**Material**.

-- -- --

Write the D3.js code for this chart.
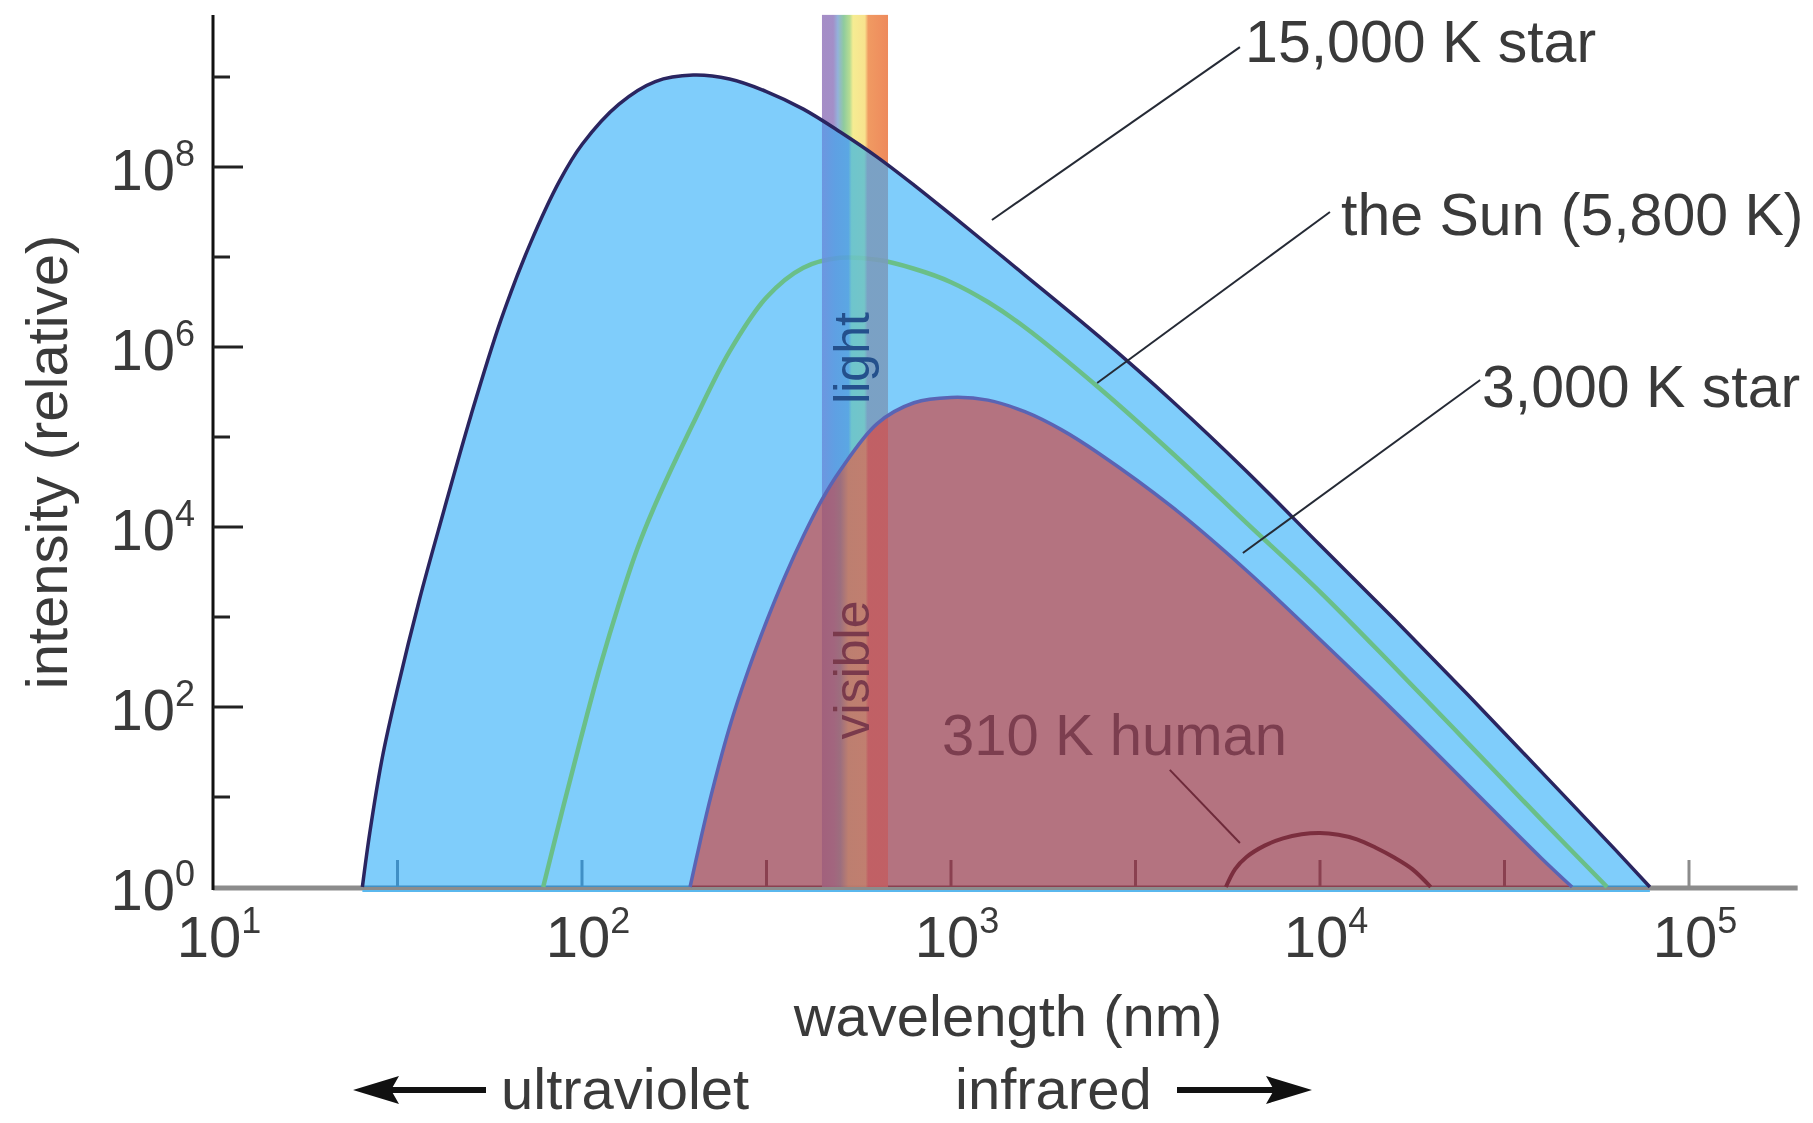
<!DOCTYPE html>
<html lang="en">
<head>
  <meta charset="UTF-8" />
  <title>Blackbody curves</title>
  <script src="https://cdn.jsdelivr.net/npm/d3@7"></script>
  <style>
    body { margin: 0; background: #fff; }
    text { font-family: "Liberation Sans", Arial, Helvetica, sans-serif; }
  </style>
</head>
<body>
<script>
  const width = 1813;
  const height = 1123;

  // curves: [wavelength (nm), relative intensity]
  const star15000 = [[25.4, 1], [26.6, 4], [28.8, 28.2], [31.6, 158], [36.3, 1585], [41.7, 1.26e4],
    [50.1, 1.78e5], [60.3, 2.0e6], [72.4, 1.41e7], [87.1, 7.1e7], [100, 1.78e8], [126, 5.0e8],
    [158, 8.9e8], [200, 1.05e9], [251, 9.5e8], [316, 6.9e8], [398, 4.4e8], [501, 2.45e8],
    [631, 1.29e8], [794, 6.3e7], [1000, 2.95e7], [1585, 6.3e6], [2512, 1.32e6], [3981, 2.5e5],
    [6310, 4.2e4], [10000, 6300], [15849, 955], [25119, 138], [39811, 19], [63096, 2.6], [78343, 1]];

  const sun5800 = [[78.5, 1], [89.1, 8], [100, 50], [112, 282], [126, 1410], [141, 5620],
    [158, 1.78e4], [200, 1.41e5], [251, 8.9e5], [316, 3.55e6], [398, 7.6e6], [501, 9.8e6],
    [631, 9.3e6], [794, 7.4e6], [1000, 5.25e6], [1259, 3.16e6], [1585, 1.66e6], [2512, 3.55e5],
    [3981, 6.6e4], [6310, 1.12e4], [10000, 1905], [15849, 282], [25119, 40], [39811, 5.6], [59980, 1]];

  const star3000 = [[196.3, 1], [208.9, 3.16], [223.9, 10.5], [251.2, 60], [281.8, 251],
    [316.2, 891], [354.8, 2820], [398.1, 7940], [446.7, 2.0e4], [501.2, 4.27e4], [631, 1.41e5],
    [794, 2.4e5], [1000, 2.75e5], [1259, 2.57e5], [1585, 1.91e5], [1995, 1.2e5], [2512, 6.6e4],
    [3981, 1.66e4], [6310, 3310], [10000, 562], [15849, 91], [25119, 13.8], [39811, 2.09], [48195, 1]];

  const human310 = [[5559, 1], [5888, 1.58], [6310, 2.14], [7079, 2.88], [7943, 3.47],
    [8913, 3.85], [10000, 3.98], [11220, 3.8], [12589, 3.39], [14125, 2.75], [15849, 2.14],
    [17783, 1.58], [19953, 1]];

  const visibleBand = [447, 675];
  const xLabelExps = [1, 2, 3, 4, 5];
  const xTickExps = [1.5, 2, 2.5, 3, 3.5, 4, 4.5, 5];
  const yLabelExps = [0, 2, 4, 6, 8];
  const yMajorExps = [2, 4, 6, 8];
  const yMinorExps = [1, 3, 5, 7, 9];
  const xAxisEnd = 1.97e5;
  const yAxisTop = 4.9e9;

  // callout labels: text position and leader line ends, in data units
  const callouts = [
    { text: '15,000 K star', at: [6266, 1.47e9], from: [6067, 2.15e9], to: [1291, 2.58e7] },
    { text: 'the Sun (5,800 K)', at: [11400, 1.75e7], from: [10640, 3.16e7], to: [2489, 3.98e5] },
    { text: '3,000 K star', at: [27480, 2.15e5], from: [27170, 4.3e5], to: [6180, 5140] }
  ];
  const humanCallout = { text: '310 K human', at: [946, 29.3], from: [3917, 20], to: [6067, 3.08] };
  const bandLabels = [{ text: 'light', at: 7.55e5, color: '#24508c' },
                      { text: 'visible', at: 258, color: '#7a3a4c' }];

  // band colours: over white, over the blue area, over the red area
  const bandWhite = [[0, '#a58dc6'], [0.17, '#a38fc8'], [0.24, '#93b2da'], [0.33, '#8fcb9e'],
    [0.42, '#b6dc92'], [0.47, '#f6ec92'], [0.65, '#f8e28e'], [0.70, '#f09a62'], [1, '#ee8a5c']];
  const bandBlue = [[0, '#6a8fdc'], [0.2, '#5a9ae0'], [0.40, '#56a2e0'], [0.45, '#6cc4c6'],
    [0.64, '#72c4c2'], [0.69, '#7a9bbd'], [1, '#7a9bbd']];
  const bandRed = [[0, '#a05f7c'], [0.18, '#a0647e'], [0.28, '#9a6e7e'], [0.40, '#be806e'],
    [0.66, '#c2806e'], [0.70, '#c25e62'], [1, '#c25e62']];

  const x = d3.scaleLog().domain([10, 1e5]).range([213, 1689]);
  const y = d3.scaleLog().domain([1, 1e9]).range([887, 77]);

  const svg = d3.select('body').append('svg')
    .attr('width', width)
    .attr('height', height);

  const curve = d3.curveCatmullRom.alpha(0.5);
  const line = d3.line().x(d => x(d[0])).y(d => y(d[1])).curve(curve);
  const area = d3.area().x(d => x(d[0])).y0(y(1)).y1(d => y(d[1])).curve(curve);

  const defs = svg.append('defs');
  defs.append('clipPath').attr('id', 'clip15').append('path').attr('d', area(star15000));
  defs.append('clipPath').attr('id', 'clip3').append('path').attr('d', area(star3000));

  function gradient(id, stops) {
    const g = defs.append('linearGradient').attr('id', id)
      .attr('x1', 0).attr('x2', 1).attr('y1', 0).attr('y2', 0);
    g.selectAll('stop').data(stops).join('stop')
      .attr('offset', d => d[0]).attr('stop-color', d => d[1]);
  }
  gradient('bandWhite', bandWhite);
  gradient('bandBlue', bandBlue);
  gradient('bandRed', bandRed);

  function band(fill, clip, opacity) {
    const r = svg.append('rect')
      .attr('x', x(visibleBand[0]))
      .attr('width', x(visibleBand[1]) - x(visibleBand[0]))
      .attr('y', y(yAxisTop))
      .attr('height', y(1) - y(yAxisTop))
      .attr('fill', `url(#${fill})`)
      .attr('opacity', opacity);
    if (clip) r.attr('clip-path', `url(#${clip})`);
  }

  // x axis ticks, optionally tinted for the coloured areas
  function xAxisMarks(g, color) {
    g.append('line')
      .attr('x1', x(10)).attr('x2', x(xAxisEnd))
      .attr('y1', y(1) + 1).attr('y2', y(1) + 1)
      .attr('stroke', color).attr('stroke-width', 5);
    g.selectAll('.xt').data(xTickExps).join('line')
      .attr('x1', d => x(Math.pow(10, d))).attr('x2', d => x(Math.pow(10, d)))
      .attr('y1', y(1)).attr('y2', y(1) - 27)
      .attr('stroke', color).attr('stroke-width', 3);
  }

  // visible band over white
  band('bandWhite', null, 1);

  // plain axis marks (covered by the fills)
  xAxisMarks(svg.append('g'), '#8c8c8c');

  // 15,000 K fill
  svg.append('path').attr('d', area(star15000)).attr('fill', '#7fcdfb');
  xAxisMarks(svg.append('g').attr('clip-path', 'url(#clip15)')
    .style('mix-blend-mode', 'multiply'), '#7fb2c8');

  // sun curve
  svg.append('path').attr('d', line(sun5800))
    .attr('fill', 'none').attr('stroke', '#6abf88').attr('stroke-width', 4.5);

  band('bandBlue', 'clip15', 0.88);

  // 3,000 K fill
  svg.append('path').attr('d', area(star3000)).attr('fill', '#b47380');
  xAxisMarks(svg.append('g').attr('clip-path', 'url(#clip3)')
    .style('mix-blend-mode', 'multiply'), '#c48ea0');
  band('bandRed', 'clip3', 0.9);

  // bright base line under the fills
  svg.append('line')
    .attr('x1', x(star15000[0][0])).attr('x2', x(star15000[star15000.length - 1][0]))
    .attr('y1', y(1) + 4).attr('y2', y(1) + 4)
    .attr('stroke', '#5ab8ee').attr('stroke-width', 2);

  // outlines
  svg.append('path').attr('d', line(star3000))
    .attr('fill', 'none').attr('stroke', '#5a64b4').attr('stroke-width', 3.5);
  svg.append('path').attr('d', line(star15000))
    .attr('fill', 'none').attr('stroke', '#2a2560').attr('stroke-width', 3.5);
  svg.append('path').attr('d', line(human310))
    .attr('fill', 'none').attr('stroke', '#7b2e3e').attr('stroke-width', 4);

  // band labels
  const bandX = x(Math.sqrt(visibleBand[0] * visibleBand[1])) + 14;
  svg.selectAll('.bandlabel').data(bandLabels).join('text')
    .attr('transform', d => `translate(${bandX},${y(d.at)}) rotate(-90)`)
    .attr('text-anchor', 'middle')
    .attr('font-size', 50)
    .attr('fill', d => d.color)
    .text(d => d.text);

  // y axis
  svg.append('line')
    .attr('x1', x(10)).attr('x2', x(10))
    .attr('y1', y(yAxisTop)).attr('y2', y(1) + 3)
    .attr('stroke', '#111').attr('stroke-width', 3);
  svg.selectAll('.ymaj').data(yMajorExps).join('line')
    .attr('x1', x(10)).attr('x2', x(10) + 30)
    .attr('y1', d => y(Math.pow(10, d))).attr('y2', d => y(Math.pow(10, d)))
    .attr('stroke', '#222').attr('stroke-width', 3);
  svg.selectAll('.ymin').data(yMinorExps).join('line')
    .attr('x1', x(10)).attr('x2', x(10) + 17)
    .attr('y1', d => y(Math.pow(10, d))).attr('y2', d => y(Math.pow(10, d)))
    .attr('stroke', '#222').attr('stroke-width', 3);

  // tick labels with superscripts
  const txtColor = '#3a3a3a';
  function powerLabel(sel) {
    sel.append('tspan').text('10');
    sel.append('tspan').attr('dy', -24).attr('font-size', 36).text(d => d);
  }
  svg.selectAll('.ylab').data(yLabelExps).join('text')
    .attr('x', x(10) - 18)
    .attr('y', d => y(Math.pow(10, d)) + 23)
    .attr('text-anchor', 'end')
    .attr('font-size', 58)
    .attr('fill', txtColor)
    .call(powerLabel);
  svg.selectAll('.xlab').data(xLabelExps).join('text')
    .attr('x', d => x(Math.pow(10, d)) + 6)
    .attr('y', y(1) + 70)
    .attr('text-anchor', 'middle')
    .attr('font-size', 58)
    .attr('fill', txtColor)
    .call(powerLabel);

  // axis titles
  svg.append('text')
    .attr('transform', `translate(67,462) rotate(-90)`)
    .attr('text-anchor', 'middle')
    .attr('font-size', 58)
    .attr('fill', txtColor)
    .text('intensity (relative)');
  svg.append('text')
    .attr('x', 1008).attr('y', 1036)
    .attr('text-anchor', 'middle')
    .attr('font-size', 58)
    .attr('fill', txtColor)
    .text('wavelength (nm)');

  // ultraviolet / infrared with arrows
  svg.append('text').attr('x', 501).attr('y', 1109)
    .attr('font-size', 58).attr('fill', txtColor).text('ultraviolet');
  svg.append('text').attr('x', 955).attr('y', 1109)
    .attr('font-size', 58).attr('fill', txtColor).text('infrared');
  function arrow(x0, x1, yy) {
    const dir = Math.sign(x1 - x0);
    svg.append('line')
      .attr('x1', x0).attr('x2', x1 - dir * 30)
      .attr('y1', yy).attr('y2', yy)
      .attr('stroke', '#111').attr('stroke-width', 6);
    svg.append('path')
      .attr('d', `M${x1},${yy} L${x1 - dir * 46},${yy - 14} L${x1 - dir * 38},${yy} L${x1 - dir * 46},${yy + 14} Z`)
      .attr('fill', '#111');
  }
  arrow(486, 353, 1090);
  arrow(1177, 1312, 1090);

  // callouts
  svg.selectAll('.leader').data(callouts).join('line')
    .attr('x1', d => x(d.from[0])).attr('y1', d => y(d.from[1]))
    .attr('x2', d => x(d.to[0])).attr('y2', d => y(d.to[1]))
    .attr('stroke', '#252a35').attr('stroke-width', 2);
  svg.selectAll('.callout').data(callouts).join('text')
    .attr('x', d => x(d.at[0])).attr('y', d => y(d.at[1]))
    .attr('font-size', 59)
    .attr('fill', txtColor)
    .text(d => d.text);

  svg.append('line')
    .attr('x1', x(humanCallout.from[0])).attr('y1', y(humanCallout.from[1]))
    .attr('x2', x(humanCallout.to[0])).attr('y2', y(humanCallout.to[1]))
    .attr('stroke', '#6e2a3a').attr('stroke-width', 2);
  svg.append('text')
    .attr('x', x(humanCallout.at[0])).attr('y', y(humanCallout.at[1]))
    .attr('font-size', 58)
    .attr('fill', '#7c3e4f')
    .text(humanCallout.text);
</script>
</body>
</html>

-- -- --

Leave out the pictures. Transcribe only the lines above, from the first through the one that contains "[17783, 1.58], [19953, 1]];".

Write the D3.js code for this chart.
<!DOCTYPE html>
<html lang="en">
<head>
  <meta charset="UTF-8" />
  <title>Blackbody curves</title>
  <script src="https://cdn.jsdelivr.net/npm/d3@7"></script>
  <style>
    body { margin: 0; background: #fff; }
    text { font-family: "Liberation Sans", Arial, Helvetica, sans-serif; }
  </style>
</head>
<body>
<script>
  const width = 1813;
  const height = 1123;

  // curves: [wavelength (nm), relative intensity]
  const star15000 = [[25.4, 1], [26.6, 4], [28.8, 28.2], [31.6, 158], [36.3, 1585], [41.7, 1.26e4],
    [50.1, 1.78e5], [60.3, 2.0e6], [72.4, 1.41e7], [87.1, 7.1e7], [100, 1.78e8], [126, 5.0e8],
    [158, 8.9e8], [200, 1.05e9], [251, 9.5e8], [316, 6.9e8], [398, 4.4e8], [501, 2.45e8],
    [631, 1.29e8], [794, 6.3e7], [1000, 2.95e7], [1585, 6.3e6], [2512, 1.32e6], [3981, 2.5e5],
    [6310, 4.2e4], [10000, 6300], [15849, 955], [25119, 138], [39811, 19], [63096, 2.6], [78343, 1]];

  const sun5800 = [[78.5, 1], [89.1, 8], [100, 50], [112, 282], [126, 1410], [141, 5620],
    [158, 1.78e4], [200, 1.41e5], [251, 8.9e5], [316, 3.55e6], [398, 7.6e6], [501, 9.8e6],
    [631, 9.3e6], [794, 7.4e6], [1000, 5.25e6], [1259, 3.16e6], [1585, 1.66e6], [2512, 3.55e5],
    [3981, 6.6e4], [6310, 1.12e4], [10000, 1905], [15849, 282], [25119, 40], [39811, 5.6], [59980, 1]];

  const star3000 = [[196.3, 1], [208.9, 3.16], [223.9, 10.5], [251.2, 60], [281.8, 251],
    [316.2, 891], [354.8, 2820], [398.1, 7940], [446.7, 2.0e4], [501.2, 4.27e4], [631, 1.41e5],
    [794, 2.4e5], [1000, 2.75e5], [1259, 2.57e5], [1585, 1.91e5], [1995, 1.2e5], [2512, 6.6e4],
    [3981, 1.66e4], [6310, 3310], [10000, 562], [15849, 91], [25119, 13.8], [39811, 2.09], [48195, 1]];

  const human310 = [[5559, 1], [5888, 1.58], [6310, 2.14], [7079, 2.88], [7943, 3.47],
    [8913, 3.85], [10000, 3.98], [11220, 3.8], [12589, 3.39], [14125, 2.75], [15849, 2.14],
    [17783, 1.58], [19953, 1]];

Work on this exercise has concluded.